Bottom line: “If a ... HIS care process is not documented in the hospice clinical record, the care process is considered not to have occurred,” the manual instructs. “Complete the HIS items accordingly, following skip patterns outlined in the HIS.”

Exception: “In general, sources external to the clinical record should not be used when completing the HIS,” CMS says. However, “there are some instances where a provider may consult sources other than the hospice clinical record to complete HIS items. For example, completion of Section A: Administrative Information items may require review of claims or billing records; Section F: Preferences items may require review of POLST (Physician Order for Life-Sustaining Treatment) forms, or other equivalent forms.”

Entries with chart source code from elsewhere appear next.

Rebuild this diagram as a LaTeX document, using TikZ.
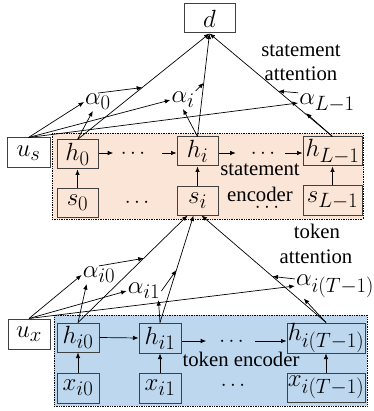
\documentclass[tikz,border=0pt]{standalone}
\usepackage{fontspec}
\setmainfont{Liberation Serif}
\usetikzlibrary{arrows.meta,calc}
\definecolor{orfill}{HTML}{FBE5D6}
\definecolor{blfill}{HTML}{BDD7EE}
\definecolor{bordergray}{HTML}{404040}
\tikzset{
  mathf/.style={font=\fontsize{24.88}{28}\selectfont},
  box/.style={draw=bordergray, line width=1pt, inner sep=0pt, minimum height=29pt, mathf},
  wbox/.style={box, fill=white},
  encbox/.style={draw=black, densely dotted, line width=0.7pt, inner sep=0pt},
  conn/.style={line width=0.7pt, -{Latex[length=5.5pt,width=4.5pt]}},
  lbl/.style={inner sep=1pt, mathf},
  txt/.style={anchor=base, inner sep=0pt},
  dotsn/.style={inner sep=0pt, text height=10.5pt, text depth=0pt},
}
\begin{document}
\begin{tikzpicture}[x=1pt,y=-1pt,font=\fontsize{20.74}{24}\selectfont]
\useasboundingbox (0,0) rectangle (373,411);
% encoder backgrounds
\node[encbox, fill=orfill, minimum width=311pt, minimum height=86pt] (senc) at (207.5,176) {};
\node[encbox, fill=blfill, minimum width=313pt, minimum height=91pt] (tenc) at (210.5,360.5) {};
% top
\node[wbox, minimum width=51pt] (d) at (209.5,18.5) {$d$};
% statement level
\node[wbox, minimum width=43pt, minimum height=30pt] (us) at (28.5,153) {$u_s$};
\node[box, minimum width=41pt] (h0) at (77.5,154.5) {$h_0$};
\node[box, minimum width=41pt] (hi) at (197.5,151.5) {$h_i$};
\node[box, minimum width=59pt] (hL) at (332.5,151.5) {$h_{L-1}$};
\node[box, minimum width=41pt, minimum height=28pt] (s0) at (77.5,203) {$s_0$};
\node[box, minimum width=41pt, minimum height=28pt] (si) at (197.5,201) {$s_i$};
\node[box, minimum width=59pt] (sL) at (332.5,200.5) {$s_{L-1}$};
\node[dotsn] (dh1) at (133,153) {$\cdots$};
\node[dotsn] (dh2) at (263,153) {$\cdots$};
\node[dotsn] (ds1) at (137,202) {$\cdots$};
\node[dotsn] (ds2) at (267,207) {$\cdots$};
% token level
\node[wbox, minimum width=42pt, minimum height=30pt] (ux) at (29,334) {$u_x$};
\node[box, minimum width=42pt] (hi0) at (78,337.5) {$h_{i0}$};
\node[box, minimum width=42pt, minimum height=30pt] (hi1) at (160,338) {$h_{i1}$};
\node[box, minimum width=78pt, minimum height=30pt] (hiT) at (326,338) {$h_{i(T-1)}$};
\node[box, minimum width=42pt, minimum height=30pt] (xi0) at (78,388) {$x_{i0}$};
\node[box, minimum width=42pt, minimum height=30pt] (xi1) at (160,388) {$x_{i1}$};
\node[box, minimum width=78pt] (xiT) at (326,387.5) {$x_{i(T-1)}$};
\node[dotsn] (dt1) at (231.5,341) {$\cdots$};
\node[dotsn] (dx1) at (233,385) {$\cdots$};
% texts
\node[txt] (tsa1) at (301,57) {statement};
\node[txt] (tsa2) at (301,81) {attention};
\node[txt] (tse1) at (260,176) {statement};
\node[txt] (tse2) at (260,202) {encoder};
\node[txt] (tta1) at (317,238) {token};
\node[txt] (tta2) at (316,263) {attention};
\node[txt] (tte) at (241,366) {token encoder};
% attention labels
\node[lbl] (a0) at (98,102) {$\alpha_0$};
\node[lbl] (ai) at (183,100) {$\alpha_i$};
\node[lbl] (aL) at (327,103) {$\alpha_{L-1}$};
\node[lbl] (ai0) at (99,275) {$\alpha_{i0}$};
\node[lbl] (ai1) at (144,291) {$\alpha_{i1}$};
\node[lbl] (aiT) at (335,286) {$\alpha_{i(T-1)}$};
% statement encoder chain
\draw[conn] (h0.east |- dh1.west) -- ([xshift=-7.5pt]dh1.west);
\draw[conn] ([xshift=17pt]dh1.east) -- (hi.west |- dh1.east);
\draw[conn] (hi.east |- dh2.west) -- ([xshift=-15pt]dh2.west);
\draw[conn] ([xshift=10pt]dh2.east) -- (hL.west |- dh2.east);
\draw[conn] (s0) -- (h0);
\draw[conn] (si) -- (hi);
\draw[conn] (sL) -- (hL);
% statement attention
\draw[conn] (h0.north) -- (d.south);
\draw[conn] (hi.north) -- (d.south);
\draw[conn] (hL.north) -- (d.south);
\draw[conn] (us.north) -- (a0.west);
\draw[conn] (us.north) -- (ai.west);
\draw[conn] (us.north) -- (aL.west);
\draw[conn] (h0.north) -- (a0.240);
\draw[conn] (hi.north) -- (ai.south);
\draw[conn] (hL.north) -- ([xshift=8pt]aL.south west);
\draw[conn] (a0.north) -- ($(h0.north)!0.49!(d.south)$);
\draw[conn] (ai.north east) -- ($(hi.north)!0.52!(d.south)$);
\draw[conn] (aL.north west) -- ($(hL.north)!0.44!(d.south)$);
% token encoder chain
\draw[conn] (hi0.east) -- (hi1.west);
\draw[conn] (hi1.east |- dt1.west) -- ([xshift=-13pt]dt1.west);
\draw[conn] ([xshift=11pt]dt1.east) -- (hiT.west |- dt1.east);
\draw[conn] (xi0) -- (hi0);
\draw[conn] (xi1) -- (hi1);
\draw[conn] (xiT) -- (hiT);
% token attention
\coordinate (t0) at ([xshift=-10pt]si.south);
\coordinate (t1) at ([xshift=-4pt]si.south);
\coordinate (t2) at ([xshift=4pt]si.south);
\draw[conn] (hi0.north) -- (t0);
\draw[conn] (hi1.north) -- (t1);
\draw[conn] (hiT.north) -- (t2);
\draw[conn] (ux.north) -- (ai0.west);
\draw[conn] (ux.north) -- (ai1.west);
\draw[conn] (ux.north) -- (aiT.west);
\draw[conn] (hi0.north) -- ([xshift=5pt]ai0.south west);
\draw[conn] (hi1.north) -- ([xshift=-3pt]ai1.south east);
\draw[conn] (hiT.north) -- ([xshift=9pt]aiT.south west);
\draw[conn] (ai0.north) -- ($(hi0.north)!0.6!(t0)$);
\draw[conn] (ai1.east) -- ($(hi1.north)!0.49!(t1)$);
\draw[conn] (aiT.170) -- ($(hiT.north)!0.43!(t2)$);
\end{tikzpicture}
\end{document}
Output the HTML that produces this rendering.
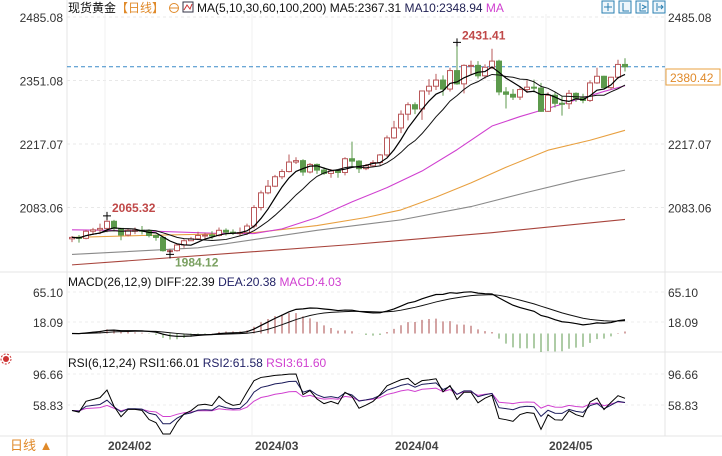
<!DOCTYPE html>
<html><head><meta charset="utf-8"><style>
html,body{margin:0;padding:0;background:#fff;}
svg{display:block;font-family:"Liberation Sans","Noto Sans CJK SC",sans-serif;}
</style></head><body>
<svg id="chart" width="722" height="456" viewBox="0 0 722 456" xmlns="http://www.w3.org/2000/svg">
<g id="grid"></g>
<g id="main"></g>
<g id="macd"></g>
<g id="rsi"></g>
<g id="labels"></g>

<text x="68" y="12" font-size="12"><tspan fill="#111">现货黄金</tspan><tspan fill="#e08a2a">【日线】</tspan></text>
<circle cx="174" cy="8" r="4.5" fill="none" stroke="#e08a2a"/>
<line x1="170" y1="8" x2="178" y2="8" stroke="#e08a2a"/>
<rect x="183" y="2" width="10" height="10" fill="none" stroke="#334"/>
<polyline points="184,10 187,5 190,9 192,4" fill="none" stroke="#c33"/>
<text x="197" y="12" font-size="12"><tspan fill="#111">MA(5,10,30,60,100,200)  MA5:2367.31  </tspan><tspan fill="#222255">MA10:2348.94  </tspan><tspan fill="#d040d0">MA</tspan></text>

<g>
<rect x="602" y="1" width="12" height="12" fill="#eef6fb" stroke="#2a7fb0"/>
<rect x="619" y="1" width="12" height="12" fill="#eef6fb" stroke="#2a7fb0"/>
<rect x="636" y="1" width="12" height="12" fill="#eef6fb" stroke="#2a7fb0"/>
<rect x="653" y="1" width="12" height="12" fill="#eef6fb" stroke="#2a7fb0"/>
<path d="M608 3v8M604 7h8M623 3v8h6M640 3v8h6M642 5l4 2-4 2M657 3v8M658 7h5M661 5l2 2-2 2" stroke="#2a7fb0" fill="none"/>
</g>

<rect x="666" y="69" width="54" height="16" fill="#fff" stroke="#e8a040"/>
<text x="670" y="82" font-size="12" fill="#e08a2a">2380.42</text>

<text x="68" y="286" font-size="12"><tspan fill="#111">MACD(26,12,9)  DIFF:22.39  </tspan><tspan fill="#222266">DEA:20.38  </tspan><tspan fill="#d040d0">MACD:4.03</tspan></text>
<text x="68" y="367" font-size="12"><tspan fill="#111">RSI(6,12,24)  RSI1:66.01  </tspan><tspan fill="#222266">RSI2:61.58  </tspan><tspan fill="#d040d0">RSI3:61.60</tspan></text>
<g>
<circle cx="6" cy="359" r="3" fill="#c33"/><circle cx="6" cy="359" r="5" fill="none" stroke="#c33" stroke-dasharray="2 1.5"/>
</g>
<text x="10" y="450" font-size="13" fill="#e08a2a">日线 ▲</text>
</svg>
<script>
const dates=["01/25","01/26","01/29","01/30","01/31","02/01","02/02","02/05","02/06","02/07","02/08","02/09","02/12","02/13","02/14","02/15","02/16","02/19","02/20","02/21","02/22","02/23","02/26","02/27","02/28","02/29","03/01","03/04","03/05","03/06","03/07","03/08","03/11","03/12","03/13","03/14","03/15","03/18","03/19","03/20","03/21","03/22","03/25","03/26","03/27","03/28","04/01","04/02","04/03","04/04","04/05","04/08","04/09","04/10","04/11","04/12","04/15","04/16","04/17","04/18","04/19","04/22","04/23","04/24","04/25","04/26","04/29","04/30","05/01","05/02","05/03","05/06","05/07","05/08","05/09","05/10","05/13","05/14","05/15","05/16"];
const opens=[2017,2020,2018,2033,2036,2039,2054,2039,2025,2035,2035,2034,2024,2020,1992,1992,2004,2013,2017,2024,2025,2024,2035,2031,2029,2030,2044,2083,2114,2128,2148,2159,2179,2182,2158,2174,2162,2155,2160,2157,2186,2181,2165,2171,2178,2194,2230,2251,2280,2300,2291,2329,2339,2352,2333,2372,2344,2383,2383,2361,2379,2392,2327,2322,2316,2332,2337,2335,2286,2320,2303,2302,2324,2314,2309,2346,2360,2336,2358,2385];
const highs=[2023,2025,2036,2040,2049,2065.32,2057,2040,2038,2041,2044,2037,2026,2022,1996,2006,2016,2021,2032,2030,2033,2041,2039,2037,2041,2049,2088,2119,2141,2152,2164,2195,2189,2185,2177,2176,2168,2164,2163,2189,2222,2183,2175,2183,2196,2235,2266,2288,2305,2305,2330,2354,2365,2362,2378,2431.41,2385,2393,2392,2385,2418,2395,2337,2333,2339,2352,2353,2346,2326,2326,2319,2331,2326,2323,2351,2378,2361,2359,2395,2398];
const lows=[2010,2009,2016,2027,2027,2031,2033,2014,2022,2027,2026,2020,2013,1990,1984.12,1990,1998,2013,2015,2018,2016,2022,2024,2025,2024,2025,2039,2077,2111,2126,2143,2157,2175,2150,2155,2154,2152,2146,2146,2151,2168,2156,2162,2168,2172,2190,2228,2240,2267,2280,2268,2321,2331,2319,2328,2342,2324,2364,2355,2355,2375,2320,2292,2310,2310,2325,2326,2285,2285,2294,2277,2291,2306,2303,2306,2344,2334,2332,2354,2370];
const closes=[2020,2018,2033,2036,2039,2054,2039,2025,2035,2035,2034,2024,2020,1992,1992,2004,2013,2017,2024,2025,2024,2035,2031,2029,2030,2044,2083,2114,2128,2148,2159,2179,2182,2158,2174,2162,2155,2160,2157,2186,2181,2165,2171,2178,2194,2230,2251,2280,2300,2291,2329,2339,2352,2333,2372,2344,2383,2383,2361,2379,2392,2327,2322,2316,2332,2337,2335,2286,2320,2303,2302,2324,2314,2309,2346,2360,2336,2358,2385,2380];
const ma30Idx=[0,10,20,26,30,35,40,45,50,55,60,64,67,72,76,79];
const ma30Val=[2036,2034,2029,2028,2038,2062,2095,2125,2160,2205,2255,2275,2288,2310,2328,2340];
const ma60Idx=[0,10,20,26,35,42,47,52,57,62,68,74,79];
const ma60Val=[2020,2024,2027,2030,2045,2062,2078,2105,2135,2168,2204,2225,2246];
const ma100Idx=[0,18,35,47,57,65,72,79];
const ma100Val=[1984,1998,2035,2057,2085,2115,2140,2162];
const ma200Idx=[0,40,60,79];
const ma200Val=[1962,2005,2030,2058];
const priceTicks=[2485.08,2351.08,2217.07,2083.06];
const macdTicks=[65.10,18.09];
const rsiTicks=[96.66,58.83];
const monthLabels=["2024/02","2024/03","2024/04","2024/05"];
const monthStartIdx=[5,26,46,68];

const NS="http://www.w3.org/2000/svg";
const X0=67,X1=665;
function xC(i){return 72+i*7;}
function yP(p){return 17+(2485.08-p)*0.4739;}
function yM(v){return 333.5-v*0.638;}
function yR(v){return 405-(v-58.83)*0.8195;}
function mk(parent,tag,attrs){const el=document.createElementNS(NS,tag);for(const k in attrs)el.setAttribute(k,attrs[k]);document.getElementById(parent).appendChild(el);return el;}

let e;
e=mk('grid','line',{x1:X0,y1:0,x2:X0,y2:456,stroke:'#e4e4e4'});


e=mk('grid','line',{x1:X1,y1:14,x2:X1,y2:436,stroke:'#e4e4e4'});


[272,352,436].forEach(y=>{e=mk('grid','line',{x1:0,y1:y,x2:722,y2:y,stroke:'#e4e4e4'});

});
priceTicks.forEach(p=>{e=mk('grid','line',{x1:X0,y1:yP(p),x2:X1,y2:yP(p),stroke:'#e8e8e8','stroke-dasharray':'3 3'});

});
macdTicks.forEach(v=>{e=mk('grid','line',{x1:X0,y1:yM(v),x2:X1,y2:yM(v),stroke:'#eee','stroke-dasharray':'3 3'});

});
rsiTicks.forEach(v=>{e=mk('grid','line',{x1:X0,y1:yR(v),x2:X1,y2:yR(v),stroke:'#eee','stroke-dasharray':'3 3'});

});
monthStartIdx.forEach((i,k)=>{const x=xC(i)-2;
e=mk('grid','line',{x1:x,y1:14,x2:x,y2:436,stroke:'#f0f0f0'});


e=mk('labels','text',{x:x+3,y:450,'font-size':12,'font-weight':'bold',fill:'#444'});e.textContent=monthLabels[k];

});
priceTicks.forEach(p=>{
e=mk('labels','text',{x:63,y:yP(p)+5,'font-size':12,fill:'#333','text-anchor':'end'});e.textContent=p.toFixed(2);


e=mk('labels','text',{x:668,y:yP(p)+5,'font-size':12,fill:'#333'});e.textContent=p.toFixed(2);

});
macdTicks.forEach(v=>{
e=mk('labels','text',{x:63,y:yM(v)+5,'font-size':12,fill:'#333','text-anchor':'end'});e.textContent=v.toFixed(2);


e=mk('labels','text',{x:668,y:yM(v)+5,'font-size':12,fill:'#333'});e.textContent=v.toFixed(2);

});
rsiTicks.forEach(v=>{
e=mk('labels','text',{x:63,y:yR(v)+5,'font-size':12,fill:'#333','text-anchor':'end'});e.textContent=v.toFixed(2);


e=mk('labels','text',{x:668,y:yR(v)+5,'font-size':12,fill:'#333'});e.textContent=v.toFixed(2);

});

const last=closes[closes.length-1];
e=mk('main','line',{x1:X0,y1:yP(last),x2:X1,y2:yP(last),stroke:'#3a8ac8','stroke-dasharray':'4 3'});



function sampled(idx,val,color,name){
  const pts=idx.map((i,k)=>xC(i)+','+yP(val[k])).join(' ');
  e=mk('main','polyline',{points:pts,fill:'none',stroke:color,'stroke-width':1.1,'stroke-linejoin':'round'});
  
  
}
sampled(ma200Idx,ma200Val,'#a8443c','ma200-line');
sampled(ma100Idx,ma100Val,'#8a8a8a','ma100-line');
sampled(ma60Idx,ma60Val,'#e8a040','ma60-line');
sampled(ma30Idx,ma30Val,'#d040d0','ma30-line');

const UP='#b9585a',DN='#5c9a4c';
closes.forEach((c,i)=>{
  const o=opens[i],h=highs[i],l=lows[i],x=xC(i),up=c>=o,col=up?UP:DN;
  e=mk('main','line',{x1:x,y1:yP(h),x2:x,y2:yP(l),stroke:col});
  
  
  const top=yP(Math.max(o,c)),bot=yP(Math.min(o,c));
  e=mk('main','rect',{x:x-2.5,y:top,width:5,height:Math.max(1,bot-top),fill:up?'#fff':DN,stroke:col});
  
  
});

function ma(n){return closes.map((_,i)=>{const s=closes.slice(Math.max(0,i-n+1),i+1);return s.reduce((a,b)=>a+b,0)/s.length;});}
function line(g,vals,fy,color,name,w){
  e=mk(g,'polyline',{points:vals.map((v,i)=>xC(i)+','+fy(v)).join(' '),fill:'none',stroke:color,'stroke-width':w||1});
  
  
}
line('main',ma(10),yP,'#111','ma10-line',1);
line('main',ma(5),yP,'#000','ma5-line',1.2);

function marker(i,p,label,color,dy){
  const x=xC(i),y=yP(p);
  e=mk('main','path',{d:'M'+(x-4)+' '+y+'h8M'+x+' '+(y-4)+'v8',stroke:'#000'});
  
  
  e=mk('main','text',{x:x+5,y:y+dy,'font-size':12,'font-weight':'bold',fill:color});e.textContent=label;
  
  
}
let hi=0,lo=0;highs.forEach((h,i)=>{if(h>highs[hi])hi=i;});lows.forEach((l,i)=>{if(l<lows[lo])lo=i;});
marker(hi,highs[hi],highs[hi].toFixed(2),'#c04848',-3);
marker(5,highs[5],highs[5].toFixed(2),'#c04848',-4);
marker(lo,lows[lo],lows[lo].toFixed(2),'#7aa060',12);

function ema(arr,n){const k=2/(n+1);let r=[];arr.forEach((v,i)=>r.push(i?r[i-1]+k*(v-r[i-1]):v));return r;}
const e12=ema(closes,12),e26=ema(closes,26);
const diff=closes.map((_,i)=>e12[i]-e26[i]);
const dea=ema(diff,9);
diff.forEach((d,i)=>{const m=2*(d-dea[i]);
  e=mk('macd','line',{x1:xC(i),y1:yM(0),x2:xC(i),y2:yM(m),stroke:m>=0?'#a84848':'#5c9a4c'});
  
  });
line('macd',dea,yM,'#111','dea-line',1);
line('macd',diff,yM,'#000','diff-line',1.2);

function rsi(n){let up=6,dn=5.5,r=[];for(let i=0;i<closes.length;i++){const d=i?closes[i]-closes[i-1]:0;up=(up*(n-1)+Math.max(d,0))/n;dn=(dn*(n-1)+Math.max(-d,0))/n;r.push(100*up/(up+dn));}return r;}
function clampR(v){return Math.min(434,Math.max(356,yR(v)));}
line('rsi',rsi(24),clampR,'#d040d0','rsi3-line',1);
line('rsi',rsi(12),clampR,'#1a1a5a','rsi2-line',1);
line('rsi',rsi(6),clampR,'#000','rsi1-line',1);
</script>
</body></html>
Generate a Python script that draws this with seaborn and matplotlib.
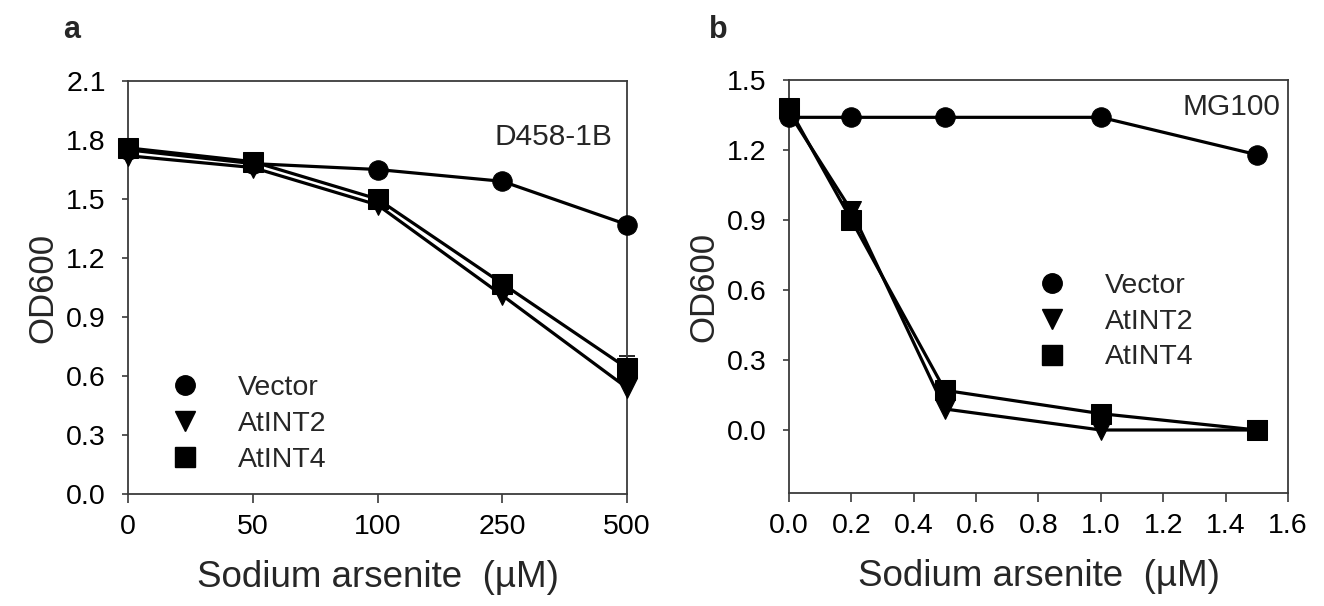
import numpy as np
import pandas as pd
import matplotlib
matplotlib.use("Agg")
import matplotlib.pyplot as plt
from matplotlib.lines import Line2D
import seaborn as sns

# ---------------- data ----------------
series_names = ["Vector", "AtINT2", "AtINT4"]
series_markers = ["o", "v", "s"]

# panel a (categorical concentrations, µM)
conc_a = ["0", "50", "100", "250", "500"]
vector_a = [1.75, 1.68, 1.65, 1.59, 1.37]
atint2_a = [1.72, 1.66, 1.47, 1.01, 0.54]
atint4_a = [1.76, 1.69, 1.50, 1.07, 0.64]
atint4_a_err = [0.0, 0.0, 0.0, 0.0, 0.06]

# panel b (numeric concentrations, µM)
conc_b = [0.0, 0.2, 0.5, 1.0, 1.5]
vector_b = [1.34, 1.34, 1.34, 1.34, 1.18]
atint2_b = [1.36, 0.94, 0.09, 0.0, 0.0]
atint4_b = [1.38, 0.90, 0.17, 0.07, 0.0]

yticks_a = [0.0, 0.3, 0.6, 0.9, 1.2, 1.5, 1.8, 2.1]
yticks_b = [0.0, 0.3, 0.6, 0.9, 1.2, 1.5]
xticks_b = [0.0, 0.2, 0.4, 0.6, 0.8, 1.0, 1.2, 1.4, 1.6]

# ---------------- style ----------------
sns.set_style("ticks")
plt.rcParams["font.family"] = ["Liberation Sans", "DejaVu Sans"]
plt.rcParams["axes.edgecolor"] = "#3a3a3a"
plt.rcParams["axes.linewidth"] = 1.3

TICK_FS = 20.5
LABEL_FS = 26.5
LEG_FS = 20.5
MS = 14
LW = 2.3

fig = plt.figure(figsize=(13.24, 6.06), dpi=100)
ax_a = fig.add_axes([128 / 1324, 1 - 494 / 606, 499 / 1324, 413 / 606])
ax_b = fig.add_axes([789 / 1324, 1 - 493 / 606, 499 / 1324, 413 / 606])

pos_a = np.arange(len(conc_a))
df_a = pd.DataFrame({"pos": np.tile(pos_a, 3),
                     "od": vector_a + atint2_a + atint4_a,
                     "series": np.repeat(series_names, len(conc_a))})
df_b = pd.DataFrame({"conc": conc_b * 3,
                     "od": vector_b + atint2_b + atint4_b,
                     "series": np.repeat(series_names, len(conc_b))})

for ax, df, xcol in [(ax_a, df_a, "pos"), (ax_b, df_b, "conc")]:
    sns.lineplot(data=df, x=xcol, y="od", hue="series", style="series",
                 markers=dict(zip(series_names, series_markers)),
                 dashes=False, palette=["black"] * 3, markersize=MS,
                 markeredgecolor="black", linewidth=LW, legend=False,
                 clip_on=False, ax=ax, zorder=3)

ax_a.errorbar(pos_a, atint4_a, yerr=atint4_a_err, fmt="none", ecolor="black",
              elinewidth=1.2, capsize=6, capthick=1.2, clip_on=False, zorder=2)

# panel a axes
ax_a.set_xlim(0, len(conc_a) - 1)
ax_a.set_ylim(0, 2.1)
ax_a.set_xticks(pos_a)
ax_a.set_xticklabels(conc_a)
ax_a.set_yticks(yticks_a)
ax_a.set_yticklabels([f"{v:.1f}" for v in yticks_a])

# panel b axes
ax_b.set_xlim(0, 1.6)
ax_b.set_ylim(-0.27, 1.5)
ax_b.set_xticks(xticks_b)
ax_b.set_xticklabels([f"{v:.1f}" for v in xticks_b])
ax_b.set_yticks(yticks_b)
ax_b.set_yticklabels([f"{v:.1f}" for v in yticks_b])

for ax in (ax_a, ax_b):
    for s in ax.spines.values():
        s.set_visible(True)
    ax.tick_params(axis="x", direction="out", length=6.5, width=1.2,
                   labelsize=TICK_FS, pad=8, colors="#3a3a3a", labelcolor="black")
    ax.tick_params(axis="y", direction="out", length=4, width=1.2,
                   labelsize=TICK_FS, pad=12, colors="#3a3a3a", labelcolor="black")
    ax.set_xlabel("Sodium arsenite  (\u00b5M)", fontsize=LABEL_FS, labelpad=14)
    ax.set_ylabel("OD600", fontsize=25, labelpad=5)

handles = [Line2D([], [], marker=m, color="black", linestyle="none",
                  markersize=MS) for m in series_markers]
ax_a.legend(handles, series_names, loc="upper left",
            bbox_to_anchor=(0.035, 0.315), frameon=False, fontsize=LEG_FS,
            handlelength=2.0, handletextpad=0.85, labelspacing=0.34,
            borderaxespad=0)
ax_b.legend(handles, series_names, loc="upper left",
            bbox_to_anchor=(0.448, 0.56), frameon=False, fontsize=LEG_FS,
            handlelength=2.0, handletextpad=0.85, labelspacing=0.34,
            borderaxespad=0)

ax_a.text(0.97, 0.865, "D458-1B", transform=ax_a.transAxes, ha="right",
          va="center", fontsize=21.5)
ax_b.text(0.985, 0.935, "MG100", transform=ax_b.transAxes, ha="right",
          va="center", fontsize=21.5)

fig.text(72 / 1324, 1 - 30 / 606, "a", fontsize=22, fontweight="bold",
         ha="center", va="center")
fig.text(718 / 1324, 1 - 30 / 606, "b", fontsize=22, fontweight="bold",
         ha="center", va="center")

fig.savefig("out.png", dpi=100)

To extract the data as quickly as you can, make sure you crosswalk your documentation system to HIS data elements, Wilson advises.

6. Take necessary technical steps. If you haven’t done so yet, waste no time in registering for your passwords required for HIS submission. You must register for two separate user IDs, CMS says — a CMSNet User ID and a QIES User ID. Also, each provider is allowed two CMSNet User IDs which provide access to CMS’s private network where the QIES systems reside.

The CMSNet registration form is at https://www.qtso.com/cmsnet.html — scroll down to the second link under “Hospice/IRF/Swing Bed/ LTCH.” You’ll receive two separate emails with your User ID and password, which you can use to install CMS’s Juniper communications software, then log into the CMS Network.

You should also be familiar with HART — CMS’s new Hospice Abstraction Reporting Tool. HART is a free JAVA-based application provided by CMS to hospice providers “for the entry and validation of HIS Records prior to submission to the QIES ASAP system,” the agency notes on its HIS Technical Information website.

“Play with [HART] to get a sense of what is going to be required — whether [you] have an EMR vendor or not,” Wilson recommends.

7. Know when to use HIS — and when not to. Hospices don’t have to complete HIS for patients who were already on service as of the July 1 implementation date. The data collection tool will apply only to patients who have both a HIS-Admission and a HIS-Discharge, clarified CMS’s Robin Dowell in a Jan. 22 Open Door Forum for home health and hospice providers (see Eli’s Hospice Insider, Vol. 7, No. 3). So, patients you admitted before July 1 will not need a discharge HIS, even when their episodes end after July 1.

But now that July 1 has passed, hospices must complete a HIS for every newly admitted patient, regardless of payer source, age, site of service, transfer status, or previous revocation/discharge, Franziska Rokoske, with CMS HIS contractor RTI, said in the January forum.

Clarification: That means when a patient transfers from another hospice to your agency, you need to complete a HIS-Admission just as you would for any patient newly admitted to your program, Dowell explained in the forum.

Hospices may be confused, because CMS will use data only from patients 18 years and older to calculate hospices’ quality measure scores. But hospices will need to collect and report data for their under-18 patients, even if CMS won’t currently use the data for quality reporting purposes, Dowell noted in the forum.

8. Track deadlines for compliance. HIS records require two deadlines — the completion date and submission date.

The 30-day submission deadline is reasonable, Wilson says. But the 14-day completion deadline for a HIS-Admission and seven-day deadline for HIS-Discharge will be a huge burden to hospices, Wilson predicts (see related story, p. 57).

If you haven’t already, “establish a process for tracking the timeframes to complete the admission and discharge HIS and timeframes for submitting the data to CMS,” Ross recommends.

9. Review HIS records. Especially now when HIS is new, review records to make sure they are filled out accurately. Use examples of inaccuracies to fuel further staff education.

10. Gear up for quality improvement. “Once a hospice is comfortable with the accuracy of the data, begin trending the results to look for opportunities for improvement” in care quality, Ross offers. “While these are process measures, not outcome measures, good processes will lead to better outcomes.”